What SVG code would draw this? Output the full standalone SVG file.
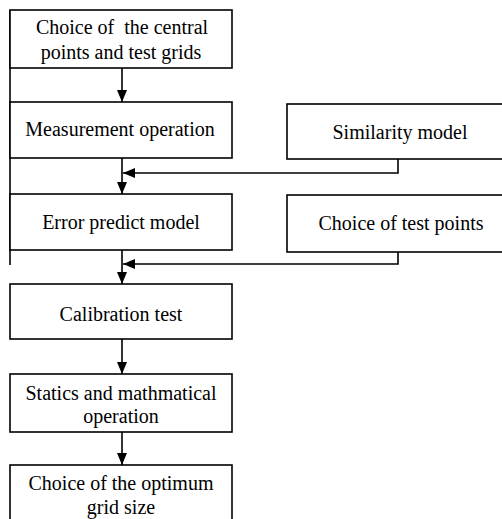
<svg xmlns="http://www.w3.org/2000/svg" width="502" height="519" viewBox="0 0 502 519">
<defs>
<marker id="ah" viewBox="0 0 12 10" refX="12" refY="5" markerWidth="12" markerHeight="10" markerUnits="userSpaceOnUse" orient="auto">
<path d="M0,0 L12,5 L0,10 Z" fill="#000"/>
</marker>
</defs>
<style>
.box{fill:#fff;stroke:#000;stroke-width:1.6}
.t{font-family:"Liberation Serif","Times New Roman",serif;font-size:20px;fill:#000;text-anchor:middle;white-space:pre}
.c{fill:none;stroke:#000;stroke-width:1.6}
</style>
<rect width="502" height="519" fill="#fff"/>
<g id="connectors">
<line class="c" x1="10" y1="10" x2="10" y2="265"/>
<line class="c" x1="122" y1="68" x2="122" y2="102" marker-end="url(#ah)"/>
<line class="c" x1="122" y1="158" x2="122" y2="194" marker-end="url(#ah)"/>
<polyline class="c" points="398,159 398,173 123,173" marker-end="url(#ah)"/>
<line class="c" x1="122" y1="250" x2="122" y2="284" marker-end="url(#ah)"/>
<polyline class="c" points="398,252 398,264 123,264" marker-end="url(#ah)"/>
<line class="c" x1="122" y1="339" x2="122" y2="374" marker-end="url(#ah)"/>
<line class="c" x1="122" y1="432" x2="122" y2="465" marker-end="url(#ah)"/>
</g>
<g id="n1"><rect class="box" x="10" y="10" width="222" height="58"/><text class="t" x="122" y="34" xml:space="preserve">Choice of  the central</text><text class="t" x="121" y="59">points and test grids</text></g>
<g id="n2"><rect class="box" x="10" y="102" width="222" height="56"/><text class="t" x="120" y="136">Measurement operation</text></g>
<g id="n3"><rect class="box" x="10" y="194" width="222" height="56"/><text class="t" x="121" y="229">Error predict model</text></g>
<g id="n4"><rect class="box" x="287" y="104" width="220" height="55"/><text class="t" x="400" y="139">Similarity model</text></g>
<g id="n5"><rect class="box" x="287" y="195" width="220" height="57"/><text class="t" x="401" y="230">Choice of test points</text></g>
<g id="n6"><rect class="box" x="10" y="284" width="222" height="55"/><text class="t" x="121" y="321">Calibration test</text></g>
<g id="n7"><rect class="box" x="10" y="374" width="222" height="58"/><text class="t" x="121" y="400">Statics and mathmatical</text><text class="t" x="121" y="423">operation</text></g>
<g id="n8"><rect class="box" x="10" y="465" width="222" height="70"/><text class="t" x="121" y="490">Choice of the optimum</text><text class="t" x="121" y="514">grid size</text></g>
</svg>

====

Set the data above down again exactly as given, with no pictures.

What SVG code would draw this? Output the full standalone SVG file.
<svg xmlns="http://www.w3.org/2000/svg" width="502" height="519" viewBox="0 0 502 519">
<defs>
<marker id="ah" viewBox="0 0 12 10" refX="12" refY="5" markerWidth="12" markerHeight="10" markerUnits="userSpaceOnUse" orient="auto">
<path d="M0,0 L12,5 L0,10 Z" fill="#000"/>
</marker>
</defs>
<style>
.box{fill:#fff;stroke:#000;stroke-width:1.6}
.t{font-family:"Liberation Serif","Times New Roman",serif;font-size:20px;fill:#000;text-anchor:middle;white-space:pre}
.c{fill:none;stroke:#000;stroke-width:1.6}
</style>
<rect width="502" height="519" fill="#fff"/>
<g id="connectors">
<line class="c" x1="10" y1="10" x2="10" y2="265"/>
<line class="c" x1="122" y1="68" x2="122" y2="102" marker-end="url(#ah)"/>
<line class="c" x1="122" y1="158" x2="122" y2="194" marker-end="url(#ah)"/>
<polyline class="c" points="398,159 398,173 123,173" marker-end="url(#ah)"/>
<line class="c" x1="122" y1="250" x2="122" y2="284" marker-end="url(#ah)"/>
<polyline class="c" points="398,252 398,264 123,264" marker-end="url(#ah)"/>
<line class="c" x1="122" y1="339" x2="122" y2="374" marker-end="url(#ah)"/>
<line class="c" x1="122" y1="432" x2="122" y2="465" marker-end="url(#ah)"/>
</g>
<g id="n1"><rect class="box" x="10" y="10" width="222" height="58"/><text class="t" x="122" y="34" xml:space="preserve">Choice of  the central</text><text class="t" x="121" y="59">points and test grids</text></g>
<g id="n2"><rect class="box" x="10" y="102" width="222" height="56"/><text class="t" x="120" y="136">Measurement operation</text></g>
<g id="n3"><rect class="box" x="10" y="194" width="222" height="56"/><text class="t" x="121" y="229">Error predict model</text></g>
<g id="n4"><rect class="box" x="287" y="104" width="220" height="55"/><text class="t" x="400" y="139">Similarity model</text></g>
<g id="n5"><rect class="box" x="287" y="195" width="220" height="57"/><text class="t" x="401" y="230">Choice of test points</text></g>
<g id="n6"><rect class="box" x="10" y="284" width="222" height="55"/><text class="t" x="121" y="321">Calibration test</text></g>
<g id="n7"><rect class="box" x="10" y="374" width="222" height="58"/><text class="t" x="121" y="400">Statics and mathmatical</text><text class="t" x="121" y="423">operation</text></g>
<g id="n8"><rect class="box" x="10" y="465" width="222" height="70"/><text class="t" x="121" y="490">Choice of the optimum</text><text class="t" x="121" y="514">grid size</text></g>
</svg>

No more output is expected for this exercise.